Here’s the problem. For a long time – some think from around 1982 when the historic condos were renovated by developer Kristopher Kendrick – there has been this pear tree growing on the back fence line between the condos and the Masonic Lodge on Locust Street. For most of the year the tree is not a problem. In the late spring, it is an asset, even, with its pretty blossoms swaying in the breeze.
But then the blossoms drop off and are replaced by hard little green pears, which fall onto the patio and rot, causing a smelly mess and creating dangerous, slippery spots and attracting unwanted animals and insects. Several residents have slipped and fallen as a result of the decaying fruit.
Coincidentally, at about the time the fruit appears, comes time for Kendrick Place to have its annual homeowners’ association meeting. And almost every year, someone wants to cut down the pear tree.
Last month, sure enough, when the agenda for the meeting came out, there was one item that simply said, “Pear tree.”
Condo owners Gay and Bill Lyons noticed it. “Somehow I just didn’t think the item was placed on the agenda by someone who wanted to save the pear tree,” Gay says wryly. So she hatched a plan.
The neighbors gathered for the meeting in one of the condos and when the pear tree item came up on the agenda, Gay was the first to raise her hand. “I’d like to read you something,” she said, pulling out a book.
It was a poem called, “Pears.” Here’s how it went.

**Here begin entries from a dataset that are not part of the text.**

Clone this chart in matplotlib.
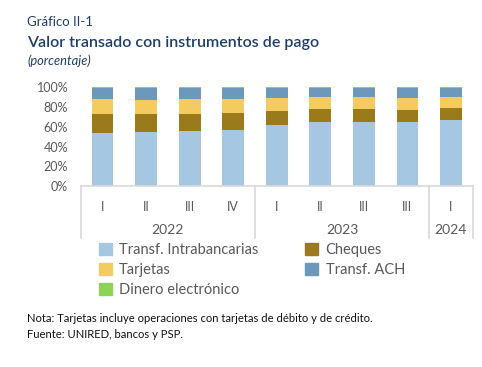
import matplotlib
matplotlib.use("Agg")
import matplotlib.pyplot as plt
import matplotlib.transforms as mtransforms
from matplotlib.patches import Patch
import numpy as np

plt.rcParams['font.family'] = ['Lato', 'DejaVu Sans']

# data (percent of total value transacted)
quarters = ["I", "II", "III", "IV", "I", "II", "III", "III", "I"]
years = ["2022", "2023", "2024"]
year_sizes = [4, 4, 1]
intrabancarias = [54.0, 55.0, 56.0, 57.0, 61.8, 64.5, 65.2, 64.5, 66.5]
cheques = [18.6, 18.3, 17.3, 17.0, 14.5, 13.5, 12.8, 12.8, 12.2]
tarjetas = [15.2, 14.2, 14.5, 14.5, 13.2, 12.2, 12.2, 12.2, 11.5]
ach = [11.0, 11.3, 11.0, 10.3, 9.3, 8.6, 8.6, 9.3, 8.6]
dinero = [1.2, 1.2, 1.2, 1.2, 1.2, 1.2, 1.2, 1.2, 1.2]

series = [
    ("Transf. Intrabancarias", intrabancarias, "#a5c7e1"),
    ("Cheques", cheques, "#9b7a1b"),
    ("Tarjetas", tarjetas, "#f3cb5f"),
    ("Transf. ACH", ach, "#6c98bc"),
    ("Dinero electrónico", dinero, "#8ed356"),
]

fig = plt.figure(figsize=(4.82, 3.67), dpi=100)
ax = fig.add_axes([0.1675, 0.4932, 0.8133, 0.2689])

x = np.arange(len(quarters))
bottom = np.zeros(len(quarters))
for name, vals, col in series:
    ax.bar(x, vals, 0.5, bottom=bottom, color=col, linewidth=0, label=name)
    bottom += np.array(vals)

ax.set_xlim(-0.5, len(quarters) - 0.5)
ax.set_ylim(0, 100)
ax.set_yticks(np.arange(0, 101, 20))
ax.set_yticklabels([f"{v}%" for v in range(0, 101, 20)])
ax.tick_params(axis="y", length=0, labelsize=9, labelcolor="#595959", pad=9)
ax.set_xticks(x)
ax.set_xticklabels(quarters)
ax.tick_params(axis="x", length=0, labelsize=9, labelcolor="#595959", pad=11)

for s in ["top", "right", "left"]:
    ax.spines[s].set_visible(False)
ax.spines["bottom"].set_color("#d9d9d9")
ax.spines["bottom"].set_linewidth(1.2)

# year group labels and separators
trans = mtransforms.blended_transform_factory(ax.transData, ax.transAxes)
edges = np.concatenate([[0], np.cumsum(year_sizes)]) - 0.5
for e in edges:
    ax.plot([e, e], [0, -0.53], transform=trans, color="#d9d9d9",
            lw=1.2, clip_on=False)
for i, yr in enumerate(years):
    ax.text((edges[i] + edges[i + 1]) / 2, -0.45, yr, transform=trans,
            ha="center", va="center", fontsize=10, color="#595959")

order = [0, 2, 4, 1, 3]
handles = [Patch(color=series[i][2]) for i in order]
labels = [series[i][0] for i in order]
fig.legend(handles, labels, ncol=2, loc="upper left",
           bbox_to_anchor=(0.205, 0.337), frameon=False, fontsize=10.5,
           labelcolor="#595959", handlelength=0.9, handleheight=0.9,
           handletextpad=0.5, columnspacing=3.2, labelspacing=0.4,
           borderpad=0, borderaxespad=0)

title_col = "#1f3e6e"
fig.text(27 / 482, 1 - 22 / 367, "Gráfico II-1", fontsize=9.5, color=title_col,
         va="center", ha="left")
fig.text(27 / 482, 1 - 43 / 367, "Valor transado con instrumentos de pago",
         fontsize=11.5, color=title_col, va="center", ha="left",
         fontweight="semibold")
fig.text(27 / 482, 1 - 61 / 367, "(porcentaje)", fontsize=9.3,
         color=title_col, va="center", ha="left", style="italic")

fig.text(27 / 482, 1 - 318 / 367,
         "Nota: Tarjetas incluye operaciones con tarjetas de débito y de crédito.",
         fontsize=8.1, color="#111111", va="center", ha="left")
fig.text(27 / 482, 1 - 334 / 367, "Fuente: UNIRED, bancos y PSP.",
         fontsize=8.1, color="#111111", va="center", ha="left")

fig.savefig("out.png", dpi=100)
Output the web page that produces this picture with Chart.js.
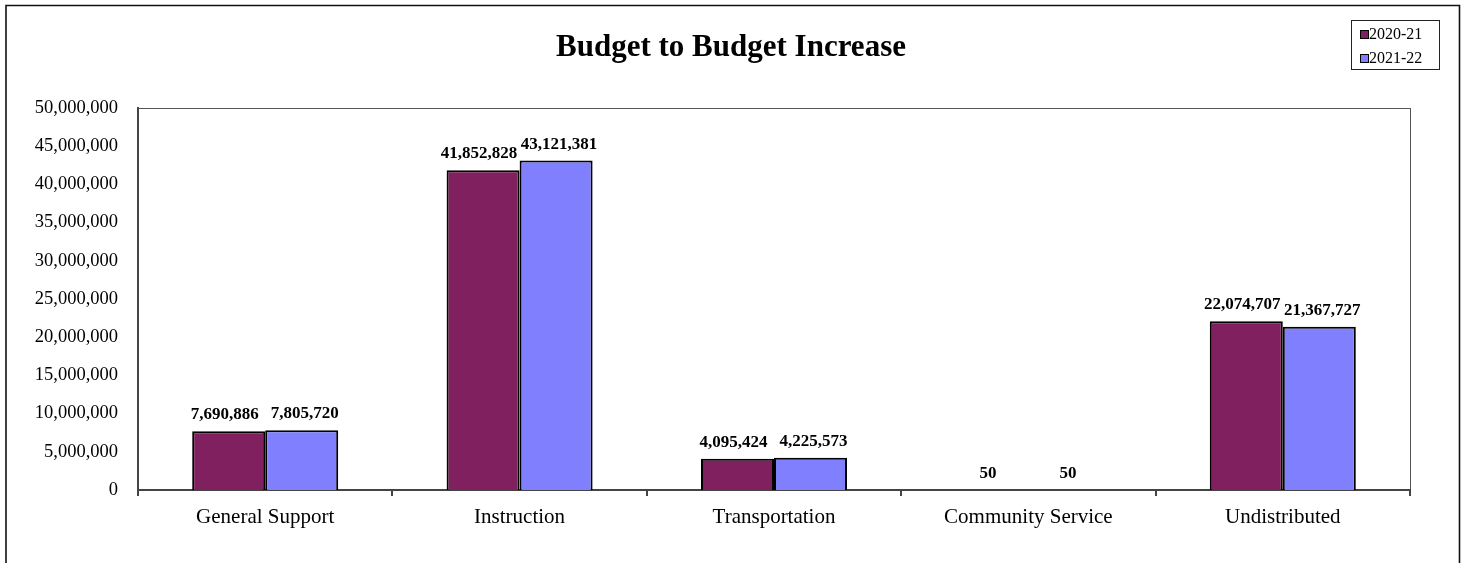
<!DOCTYPE html>
<html>
<head>
<meta charset="utf-8">
<script src="https://cdn.jsdelivr.net/npm/chart.js@4.4.1/dist/chart.umd.min.js"></script>
<style>
  html, body { margin: 0; padding: 0; background: #fff; overflow: hidden; }
</style>
</head>
<body>
<canvas id="budget" width="1468" height="563"></canvas>
<script>
// budget lines, per fund category
const categories = ['General Support', 'Instruction', 'Transportation', 'Community Service', 'Undistributed'];
const seriesNames = ['2020-21', '2021-22'];
const budget2021 = [7690886, 41852828, 4095424, 50, 22074707];
const budget2122 = [7805720, 43121381, 4225573, 50, 21367727];
const yMax = 50000000;
const yStep = 5000000;

const SERIF = '"Liberation Serif", "Times New Roman", serif';
const fmt = v => Math.round(v).toLocaleString('en-US');

// white page, outer frame (open at the bottom), plot box, title
const frame = {
  id: 'frame',
  beforeDraw(chart) {
    const {ctx, chartArea: a} = chart;
    ctx.save();
    ctx.fillStyle = '#fff';
    ctx.fillRect(0, 0, chart.width, chart.height);
    ctx.strokeStyle = '#111';
    ctx.lineWidth = 1.6;
    ctx.beginPath();
    ctx.moveTo(6, chart.height + 2);
    ctx.lineTo(6, 5.5);
    ctx.lineTo(1459.5, 5.5);
    ctx.lineTo(1459.5, chart.height + 2);
    ctx.stroke();
    ctx.strokeStyle = '#555';
    ctx.lineWidth = 1;
    ctx.strokeRect(a.left + 0.5, a.top + 0.5, a.right - a.left, a.bottom - a.top);
    ctx.fillStyle = '#000';
    ctx.font = 'bold 31px ' + SERIF;
    ctx.textAlign = 'center';
    ctx.textBaseline = 'middle';
    ctx.fillText('Budget to Budget Increase', 731, 48);
    ctx.restore();
  }
};

// value labels above every bar; the pair is nudged apart so they don't touch
const valueLabels = {
  id: 'valueLabels',
  afterDatasetsDraw(chart) {
    const {ctx} = chart;
    ctx.save();
    ctx.fillStyle = '#000';
    ctx.font = 'bold 17px ' + SERIF;
    ctx.textAlign = 'center';
    ctx.textBaseline = 'alphabetic';
    chart.data.datasets.forEach((ds, i) => {
      const shift = i === 0 ? -4 : 3;
      chart.getDatasetMeta(i).data.forEach((bar, j) => {
        ctx.fillText(fmt(ds.data[j]), bar.x + shift, bar.y - 12);
      });
    });
    ctx.restore();
  }
};

// boxed legend in the top-right corner
const boxLegend = {
  id: 'boxLegend',
  afterDraw(chart) {
    const {ctx} = chart;
    ctx.save();
    ctx.strokeStyle = '#222';
    ctx.lineWidth = 1;
    ctx.strokeRect(1351.5, 20.5, 88, 49);
    ctx.font = '16px ' + SERIF;
    ctx.textAlign = 'left';
    ctx.textBaseline = 'middle';
    chart.data.datasets.forEach((ds, i) => {
      const y = 34 + i * 24;
      ctx.fillStyle = ds.backgroundColor;
      ctx.fillRect(1361, y - 3, 7, 7);
      ctx.strokeStyle = '#000';
      ctx.strokeRect(1360.5, y - 3.5, 8, 8);
      ctx.fillStyle = '#000';
      ctx.fillText(ds.label, 1369, y + 1);
    });
    ctx.restore();
  }
};

new Chart(document.getElementById('budget'), {
  type: 'bar',
  data: {
    labels: categories,
    datasets: [
      { label: seriesNames[0], data: budget2021, backgroundColor: '#80205F' },
      { label: seriesNames[1], data: budget2122, backgroundColor: '#8080FF' }
    ]
  },
  options: {
    responsive: false,
    animation: false,
    devicePixelRatio: 1,
    layout: { padding: { left: 6, right: 58, top: 108, bottom: 0 } },
    datasets: {
      bar: {
        borderColor: '#000',
        borderWidth: 2,
        categoryPercentage: 0.574,
        barPercentage: 1
      }
    },
    plugins: {
      legend: { display: false },
      title: { display: false },
      tooltip: { enabled: false }
    },
    scales: {
      x: {
        afterFit(s) { s.height = 73; },
        grid: {
          display: true, offset: true, drawOnChartArea: false,
          drawTicks: true, tickLength: 6, color: '#444', lineWidth: 2
        },
        border: { display: true, color: '#444', width: 2 },
        ticks: { color: '#000', padding: 9, font: { family: SERIF, size: 21 } }
      },
      y: {
        min: 0,
        max: yMax,
        afterFit(s) { s.width = 132; },
        grid: { display: false, drawTicks: false },
        border: { display: true, color: '#444', width: 2 },
        ticks: {
          stepSize: yStep,
          color: '#000',
          padding: 20,
          font: { family: SERIF, size: 18.5 },
          callback: v => fmt(v)
        }
      }
    }
  },
  plugins: [frame, valueLabels, boxLegend]
});
</script>
</body>
</html>
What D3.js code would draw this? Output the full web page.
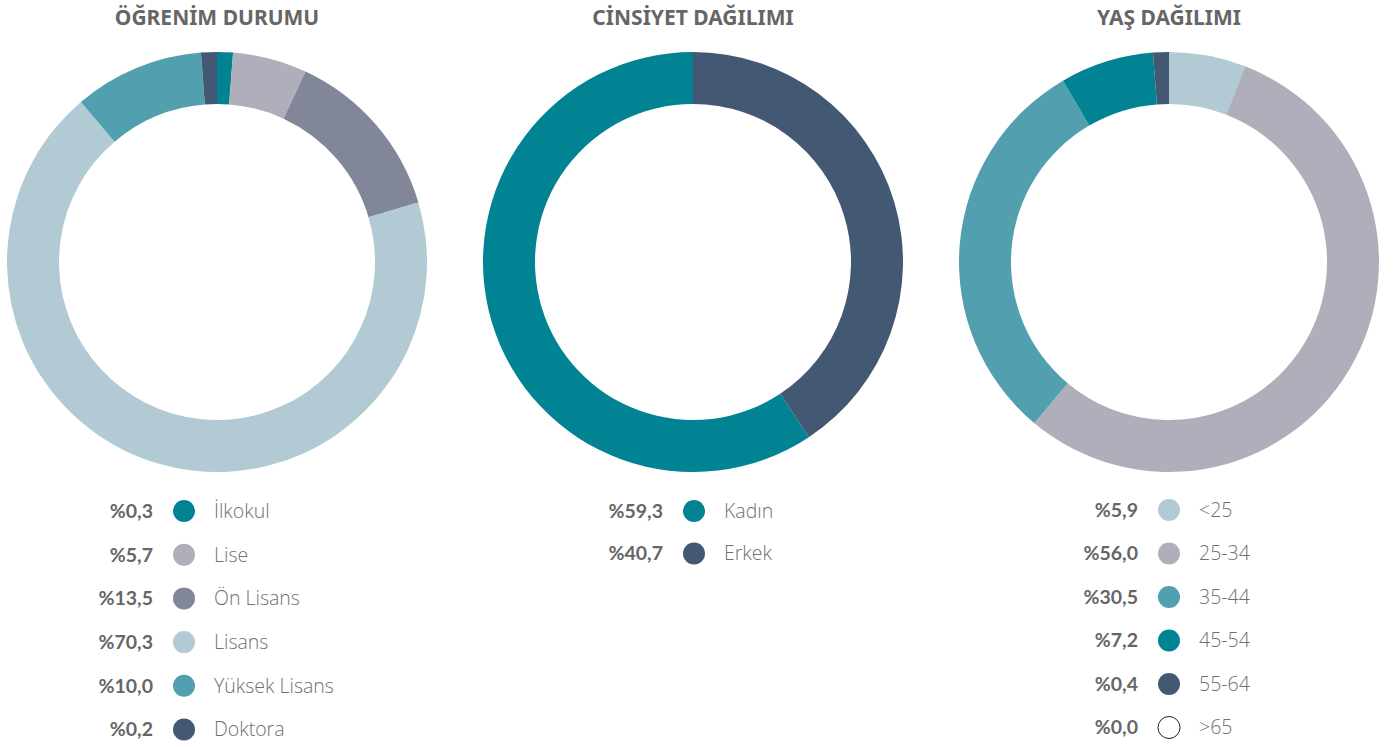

“Every summer after the white blooms of the pear tree have blown away, revealing hundreds of tiny green embryos, the dread of all that bruised, rotting fruit on the sidewalk and street next October, the weeks long tedium of keeping it picked up prompts the neighbors to renew discussions about cutting it down. They bring in landscape architects to confirm the annual prognosis: the city is no place for a pear tree.
“But deep in the dark burrows of ancient memory, they know that if they destroy life in the name of vanity, an invisible fiber or vein connecting them to the infinite will be severed, a dark indelible stain will appear on the walk precisely the circumference of its cool shade and all the mourning doves will disappear.”
Gay closed the book. There was silence. “Is that about OUR pear tree?” someone asked.
Seems so. The poem was written by a former Kendrick Place resident, Judy Loest, a published poet active in the Knoxville Writers Guild and recognized nationally.
Nothing else about the tree was said at the meeting. They simply went on to the next agenda item. Crisis averted until this time in 2010.
Meanwhile, Lyons has a plan to keep this from happening next year. An excellent cook, she’s going to make some of the pears into desserts – maybe little turnovers or tarts or something – and give them to each of her neighbors. “You can’t just cut down a tree after you’ve eaten of its fruit,” she says sweetly.